O Talibã surge a partir do contexto da Guerra Fria, em que os russos apoiavam o governo socialista de lá, enquanto os americanos financiavam a resistência interna, formada por forças tribais e tradicionalistas.

Nessa disputa, a Rússia saiu derrotada, deixando, em 1992, o governo afegão em colapso. Esse fato despencou em uma guerra civil entre o governo, as forças tribais moderadas e os grupos teocráticos, entre eles o próprio Talibã, que conseguiu uma ascensão política e social meteórica.

No contexto da guerra civil, o cinema já passava por algumas modificações em sua cadeia produtiva, segundo Kelen: ‘’quando o Talibã pegou a maior parte das regiões, eles proibiram a imagem, toda forma de imagem e fotografia  era proibida no país e o cinema realizado a partir desse período era muito marginalizado, poucos diretores afegãos se arriscaram a fazer filme’’.

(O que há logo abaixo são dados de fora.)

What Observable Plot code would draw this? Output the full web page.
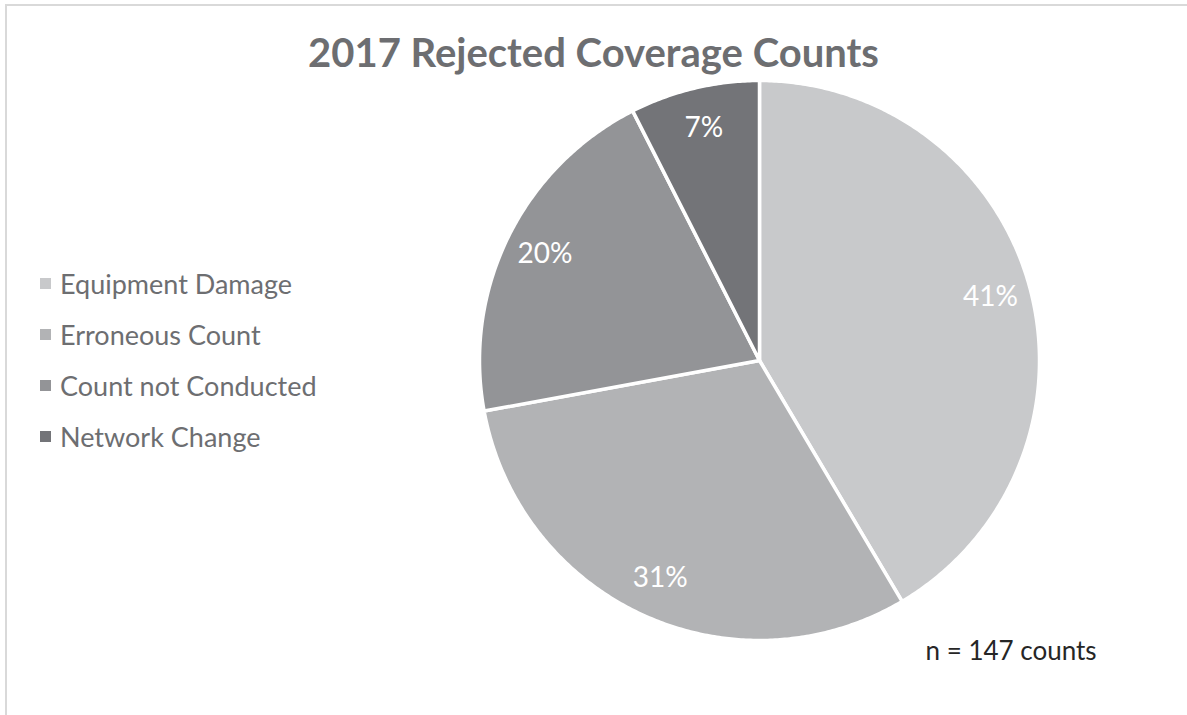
<!DOCTYPE html>
<html>
<head>
<meta charset="utf-8">
<script src="https://cdn.jsdelivr.net/npm/d3@7"></script>
<script src="https://cdn.jsdelivr.net/npm/@observablehq/plot@0.6"></script>
<style>
  html, body { margin: 0; padding: 0; background: #fff; }
  #wrap { position: relative; width: 1187px; height: 715px; overflow: hidden; font-family: Lato, "Open Sans", sans-serif; }
  #frame { position: absolute; left: 5px; top: 4px; width: 1200px; height: 720px; border-left: 2px solid #d9d9d9; border-top: 2px solid #d9d9d9; pointer-events: none; }
  #title { height: 75px; box-sizing: border-box; padding-top: 32px; text-align: center; font: bold 40px/1 Lato, sans-serif; color: #6d6e71; }
  #legend { position: absolute; left: 40px; top: 258px; }
  .row { height: 51px; display: flex; align-items: center; font: 27px Lato, sans-serif; color: #6d6e71; }
  .sw { width: 11px; height: 11px; margin-right: 9px; }
</style>
</head>
<body>
<div id="wrap">
  <div id="title"></div>
  <div id="chart"></div>
  <div id="legend"></div>
  <div id="frame"></div>
</div>
<script>
const titleText = "2017 Rejected Coverage Counts";
const categories = ["Equipment Damage", "Erroneous Count", "Count not Conducted", "Network Change"];
const counts = [61, 45, 30, 11];
const percentLabels = ["41%", "31%", "20%", "7%"];
const colors = ["#c8c9cb", "#b2b3b5", "#939497", "#737478"];
const noteText = "n = 147 counts";

document.getElementById("title").textContent = titleText;

const arcs = d3.pie().sort(null).value(d => d)(counts);
function ring(a0, a1) {
  const n = Math.max(2, Math.ceil((a1 - a0) / (Math.PI / 360)));
  const pts = [[0, 0]];
  for (let i = 0; i <= n; i++) {
    const a = a0 + (a1 - a0) * i / n;
    pts.push([Math.sin(a), -Math.cos(a)]);
  }
  pts.push([0, 0]);
  return pts;
}
const slices = arcs.map((a, i) => ({
  type: "Feature",
  properties: { category: categories[i], label: percentLabels[i], mid: (a.startAngle + a.endAngle) / 2 },
  geometry: { type: "Polygon", coordinates: [ring(a.startAngle, a.endAngle)] }
}));
const circle = { type: "Feature", properties: {}, geometry: { type: "Polygon", coordinates: [ring(0, 2 * Math.PI).slice(1, -1).concat([[0, -1]])] } };

const labelRadius = 0.855;
const chart = Plot.plot({
  width: 1187,
  height: 640,
  marginLeft: 479,
  marginRight: 148,
  marginTop: 5,
  marginBottom: 75,
  projection: { type: "identity", domain: circle },
  color: { domain: categories, range: colors },
  style: { fontFamily: "Lato, sans-serif", background: "transparent" },
  marks: [
    Plot.geo(slices, { fill: d => d.properties.category, stroke: "white", strokeWidth: 3.5 }),
    Plot.text(slices, {
      x: d => labelRadius * Math.sin(d.properties.mid),
      y: d => -labelRadius * Math.cos(d.properties.mid),
      text: d => d.properties.label,
      fill: "white", fontSize: 28
    }),
    Plot.text([noteText], { frameAnchor: "bottom-left", dx: 446, dy: 19, textAnchor: "start", fill: "#262626", fontSize: 26 })
  ]
});
document.getElementById("chart").appendChild(chart);

const color = chart.scale("color");
const legend = document.getElementById("legend");
categories.forEach(c => {
  const row = document.createElement("div");
  row.className = "row";
  const sw = document.createElement("div");
  sw.className = "sw";
  sw.style.background = color.apply(c);
  const t = document.createElement("span");
  t.textContent = c;
  row.appendChild(sw); row.appendChild(t);
  legend.appendChild(row);
});
</script>
</body>
</html>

De forma definitiva, o grupo do Talibã governou o Afeganistão de 1996 a 2001, impondo um governo violento e autoritário. O vão da produção cinematográfica então foi preenchido por seus vizinhos persas, nesse tempo diretores iranianos se arriscaram para retratar a situação do Afeganistão.‘’O cinema iraniano numa época se debruçou pelas histórias afegãs, principalmente a familia Mohamabaounf, alguns dos longas foram filmados até lá, muitas sofreram atentados’.’ Neste caso, Kelen indica o filme Osama (2003), do Siddiq Barmak e algumas películass da Samira Makhmalbaf, como: Às cinco da tarde (Panj é asr, 2003) e O cavalo de duas pernas (Asbe du-pa, 2008)

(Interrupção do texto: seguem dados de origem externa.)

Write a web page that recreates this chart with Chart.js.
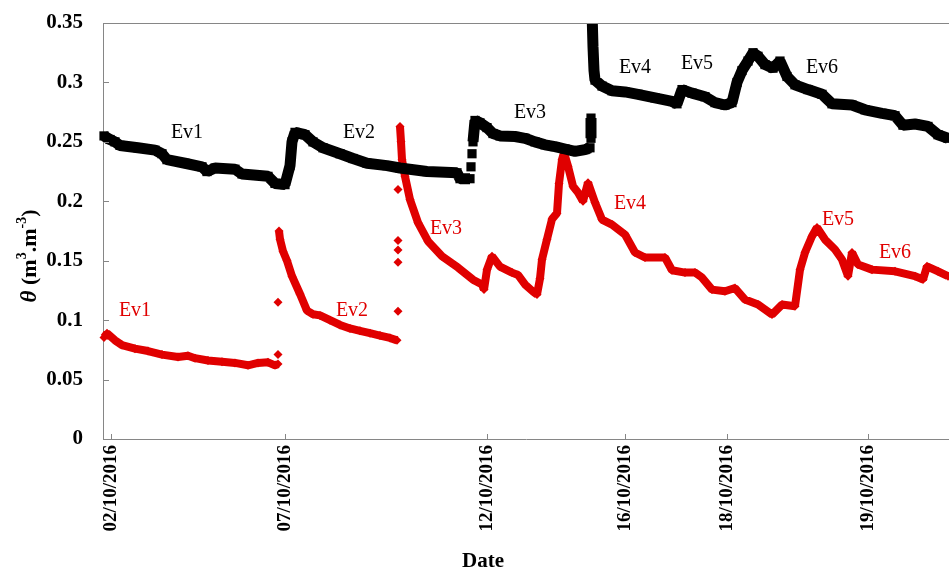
<!DOCTYPE html>
<html lang="en">
<head>
    <meta charset="UTF-8">
    <title>Soil moisture events</title>
    <script src="https://cdn.jsdelivr.net/npm/chart.js"></script>
    <style>
        body { margin: 0; background: #fff; }
        #wrap { width: 949px; height: 572px; }
    </style>
</head>
<body>
    <div id="wrap"><canvas id="chart" width="949" height="572"></canvas></div>

    <script>
        // sample index (x) and theta values; null = break in the record
        const blackX = [1, 7, 12, 17, 35, 52, 59, 64, 82, 99, 104, 112, 132, 139, 165, 172, 182, 187, 189, 192,
            202, 210, 220, 237, 250, 264, 284, 297, 324, 354, 357, 367, 367, 368, 368, 369, 369,
            370, 372, 377, 384, 390, 397, 412, 422, 432, 442, 452, 462, 472, 482, 487, 487,
            488, 488, 488, 488,
            489, 490, 491, 492, 499, 509, 522, 535, 552, 569, 574, 579, 589, 602, 612, 622, 629, 634, 639, 645,
            650, 655, 662, 670, 677, 684, 692, 705, 719, 729, 749, 762, 779, 792, 800, 812, 825, 835, 845];
        const blackY = [0.255, 0.252, 0.250, 0.247, 0.245, 0.243, 0.240, 0.235, 0.232, 0.229, 0.225, 0.228, 0.227, 0.223, 0.221, 0.215, 0.214, 0.230, 0.250, 0.258,
            0.256, 0.250, 0.245, 0.240, 0.236, 0.232, 0.230, 0.228, 0.225, 0.224, 0.219, 0.219, null, 0.229, null, 0.240, null,
            0.250, 0.268, 0.266, 0.262, 0.257, 0.255, 0.2545, 0.253, 0.250, 0.2475, 0.246, 0.244, 0.242, 0.2435, 0.245, null,
            0.253, 0.262, 0.270, null,
            0.36, 0.33, 0.31, 0.302, 0.297, 0.293, 0.292, 0.290, 0.287, 0.284, 0.282, 0.294, 0.291, 0.288, 0.283, 0.281, 0.283, 0.300, 0.310, 0.318,
            0.325, 0.322, 0.315, 0.312, 0.318, 0.305, 0.298, 0.294, 0.290, 0.282, 0.281, 0.277, 0.274, 0.272, 0.264, 0.265, 0.263, 0.256, 0.253];

        const redX = [1, 4, 12, 19, 32, 45, 59, 75, 85, 92, 105, 119, 132, 145, 155, 165, 172, 175, 175, 175, 175, 175, 175,
            176, 177, 180, 184, 189, 197, 204, 210, 217, 227, 237, 247, 257, 267, 277, 287, 294,
            295, 295, 295, 295, 295, 295, 295, 295, 295, 295, 295,
            297, 298, 299, 302, 307, 315, 325, 339, 355, 370, 379, 381, 384, 389, 397, 409, 415, 422, 430, 434, 437, 439,
            444, 449, 454, 456, 459, 461, 465, 470, 475, 480, 485, 492, 499, 509, 522, 532, 542, 562, 569, 582, 592, 599,
            609, 622, 632, 642, 655, 669, 679, 692, 697, 702, 709, 714, 722, 732, 739, 745, 749, 755, 769, 792, 812, 820,
            824, 835, 845];
        const redY = [0.0855, 0.089, 0.083, 0.079, 0.076, 0.074, 0.071, 0.069, 0.070, 0.068, 0.066, 0.065, 0.064, 0.062, 0.064, 0.0645, 0.062, 0.063, null, 0.071, null, 0.115, null,
            0.175, 0.168, 0.158, 0.150, 0.137, 0.122, 0.108, 0.105, 0.104, 0.100, 0.096, 0.093, 0.091, 0.089, 0.087, 0.085, 0.083,
            null, 0.1075, null, 0.1487, null, 0.159, null, 0.167, null, 0.210, null,
            0.263, 0.250, 0.235, 0.221, 0.2014, 0.182, 0.1664, 0.1538, 0.1442, 0.134, 0.130, 0.1257, 0.1425, 0.1538, 0.145, 0.140, 0.138, 0.130, 0.124, 0.1215, 0.135, 0.151,
            0.168, 0.185, 0.190, 0.215, 0.235, 0.241, 0.2295, 0.2126, 0.2073, 0.200, 0.2157, 0.199, 0.1846, 0.1804, 0.172, 0.1569, 0.1527, 0.1527, 0.142, 0.140, 0.140, 0.1358,
            0.1257, 0.1243, 0.127, 0.1173, 0.1131, 0.1047, 0.1131, 0.1117, 0.1425, 0.1569, 0.1706, 0.178, 0.1678, 0.1594, 0.151, 0.137, 0.1569, 0.1468, 0.1425, 0.1411, 0.137, 0.1342,
            0.1453, 0.1411, 0.137];

        const tickPos = [8, 182, 384, 522, 624, 765];
        const tickLabels = ['02/10/2016', '07/10/2016', '12/10/2016', '16/10/2016', '18/10/2016', '19/10/2016'];

        const evNames = ['Ev1', 'Ev2', 'Ev3', 'Ev4', 'Ev5', 'Ev6'];
        const blackEvX = [84, 256, 427, 532, 594, 719];
        const blackEvY = [0.258, 0.258, 0.2746, 0.3124, 0.3154, 0.3124];
        const redEvX = [32, 249, 343, 527, 735, 792];
        const redEvY = [0.108, 0.108, 0.1766, 0.1976, 0.1846, 0.1564];

        const BLACK = '#000000';
        const RED = '#e00000';
        const AXIS = '#868686';
        const SERIF = '"Liberation Serif", "Times New Roman", serif';

        const toPoints = (xs, ys) => xs.map((x, i) => ({ x: x, y: ys[i] }));

        // event labels, inside tick marks, top border and axis titles
        const extras = {
            id: 'extras',
            afterDraw(chart) {
                const ctx = chart.ctx;
                const xs = chart.scales.x, ys = chart.scales.y;
                const a = chart.chartArea;
                ctx.save();

                ctx.strokeStyle = AXIS;
                ctx.lineWidth = 1;
                ctx.beginPath();
                ctx.moveTo(a.left, a.top + 0.5);
                ctx.lineTo(a.right, a.top + 0.5);
                ys.ticks.forEach(t => {
                    const y = Math.round(ys.getPixelForValue(t.value)) + 0.5;
                    ctx.moveTo(a.left, y);
                    ctx.lineTo(a.left + 6, y);
                });
                xs.ticks.forEach(t => {
                    const x = Math.round(xs.getPixelForValue(t.value)) + 0.5;
                    ctx.moveTo(x, a.bottom);
                    ctx.lineTo(x, a.bottom - 5);
                });
                ctx.stroke();

                ctx.font = '20px ' + SERIF;
                ctx.textAlign = 'center';
                ctx.textBaseline = 'middle';
                evNames.forEach((n, i) => {
                    ctx.fillStyle = BLACK;
                    ctx.fillText(n, xs.getPixelForValue(blackEvX[i]), ys.getPixelForValue(blackEvY[i]));
                    ctx.fillStyle = RED;
                    ctx.fillText(n, xs.getPixelForValue(redEvX[i]), ys.getPixelForValue(redEvY[i]));
                });

                // x title
                ctx.fillStyle = BLACK;
                ctx.font = 'bold 21px ' + SERIF;
                ctx.fillText('Date', 483, 562);

                // y title: theta (m3.m-3) with superscripts
                const parts = [
                    { t: '\u03b8', f: 'italic bold 23px ' + SERIF, dy: 0 },
                    { t: ' (m', f: 'bold 22px ' + SERIF, dy: 0 },
                    { t: '3', f: 'bold 14px ' + SERIF, dy: -8 },
                    { t: '.m', f: 'bold 22px ' + SERIF, dy: 0 },
                    { t: '-3', f: 'bold 14px ' + SERIF, dy: -8 },
                    { t: ')', f: 'bold 22px ' + SERIF, dy: 0 }
                ];
                let total = 0;
                parts.forEach(p => { ctx.font = p.f; p.w = ctx.measureText(p.t).width; total += p.w; });
                ctx.translate(30, 256);
                ctx.rotate(-Math.PI / 2);
                ctx.textAlign = 'left';
                let cx = -total / 2;
                parts.forEach(p => {
                    ctx.font = p.f;
                    ctx.fillText(p.t, cx, p.dy);
                    cx += p.w;
                });
                ctx.restore();
            }
        };

        new Chart(document.getElementById('chart').getContext('2d'), {
            type: 'line',
            data: {
                datasets: [
                    {
                        label: 'black',
                        data: toPoints(blackX, blackY),
                        borderColor: BLACK,
                        backgroundColor: BLACK,
                        borderWidth: 11,
                        borderJoinStyle: 'bevel',
                        pointStyle: 'rect',
                        pointRadius: 6.5,
                        pointBorderWidth: 0,
                        pointBackgroundColor: BLACK,
                        tension: 0,
                        spanGaps: false,
                        clip: { left: 5, top: 0, right: 0, bottom: 5 }
                    },
                    {
                        label: 'red',
                        data: toPoints(redX, redY),
                        borderColor: RED,
                        backgroundColor: RED,
                        borderWidth: 8,
                        borderJoinStyle: 'bevel',
                        pointStyle: 'rectRot',
                        pointRadius: 4.5,
                        pointBorderWidth: 0,
                        pointBackgroundColor: RED,
                        tension: 0,
                        spanGaps: false,
                        clip: { left: 5, top: 0, right: 0, bottom: 5 }
                    }
                ]
            },
            options: {
                responsive: false,
                animation: false,
                layout: { autoPadding: false, padding: { top: 23, left: 0, right: 0, bottom: 0 } },
                plugins: {
                    legend: { display: false },
                    tooltip: { enabled: false }
                },
                scales: {
                    x: {
                        type: 'linear',
                        min: 0,
                        max: 846,
                        afterBuildTicks: s => { s.ticks = tickPos.map(v => ({ value: v })); },
                        afterFit: s => { s.height = 133; s.paddingLeft = 0; s.paddingRight = 0; },
                        grid: { display: false, drawTicks: false },
                        border: { color: AXIS, width: 1 },
                        ticks: {
                            autoSkip: false,
                            minRotation: 90,
                            maxRotation: 90,
                            padding: 6,
                            color: BLACK,
                            font: { family: SERIF, size: 19, weight: 'bold' },
                            callback: v => tickLabels[tickPos.indexOf(v)]
                        }
                    },
                    y: {
                        min: 0,
                        max: 0.35,
                        afterFit: s => { s.width = 103; s.paddingTop = 0; s.paddingBottom = 0; },
                        grid: { display: false, drawTicks: false },
                        border: { color: AXIS, width: 1 },
                        ticks: {
                            stepSize: 0.05,
                            padding: 20,
                            color: BLACK,
                            font: { family: SERIF, size: 21, weight: 'bold' },
                            callback: v => String(+v.toFixed(2))
                        }
                    }
                }
            },
            plugins: [extras]
        });
    </script>
</body>
</html>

Cena do filme Osama. [Imagem: Divulgação / barmak film]
Cena do filme Osama. [Imagem: Divulgação / barmak film]
Após o atentado às Torres Gêmeas, os EUA iniciaram uma campanha de guerra ao terror que ocasionou a queda do Talibã. Nesse período, a arte voltou a florescer. Mas já em 2021, com a retirada das tropas americanas, ocorreu a volta do grupo religioso e a situação da arte voltou ao estado de alerta. Kelen indica isso: ‘’pós 2001, as escolas de cinema começaram a crescer na região, até festivais começaram a ser realizados no país, o cinema começava a ter respiro, agora voltou a ser inviável a realização de cinema no país’’.

Ainda nos tempos de ausência do Talibã havia uma topicalização em abundância de temas femininos no cinema afegão, vale destacar o trabalho da diretora  Sahraa Karimi, primeira mulher a presidir a companhia cinematográfica estatal afegã que recentemente divulgou uma carta aberta expressando seus sentimentos em relação a situação política atual de seu país.

A cineasta Sahraa Karimi. [Imagem: Reprodução / Instagram/ @abraccineweb]
A cineasta Sahraa Karimi. [Imagem: Reprodução / Instagram/ @abraccineweb]

Islamofobia

A divulgação do cinema e outras fontes culturais dos países do Oriente Médio são restritas no ocidente. Isso coincide com o amplo nível que a islamofobia atingiu nos dias de hoje, essa intolerância está presente até mesmo em Hollywood. Em 2007, essa grande indústria foi alertada pela ONU, devido a frequente relação do islã a estereótipos danosos. Kelen foi autora de um artigo que avalia a relação entre o preconceito com o islamismo e a produção cinematrográfica norte americana e argumenta: ‘’a islamofobia está muito presente em muitas indústrias cinematográficas. Antigamente quem era o inimigo dos norte-americanos eram russos, na época da Guerra Fria, a partir dos anos 2000 pra cá, os islâmicos e o Oriente Médio acabam se tornando os maiores inimigos dos Estados Unidos, é muito raro uma visão positiva’’.

 

Relação do cinema brasileiro e iraniano

Mesmo sendo outra realidade político-social, o cinema brasileiro pode ser aproximado ao cinema iraniano atual. Kelen comenta sua visão: ‘’o cinema iraniano na forma e estética apresenta muitas relações com o Cinema Novo brasileiro, um cinema feito com produções mais baixas e iluminação natural’’.

Nas nações pobres, há falta de recursos para produção artística, nesse ambiente ao desenvolver um filme deve-se pensar no barateamento da técnica na produção e em alternativas criativas que vão além do comum, praticado frequentemente pelas grandes indústrias. Isso surge como uma das respostas para explicar que países pobres economicamente conseguem ser ricos culturalmente.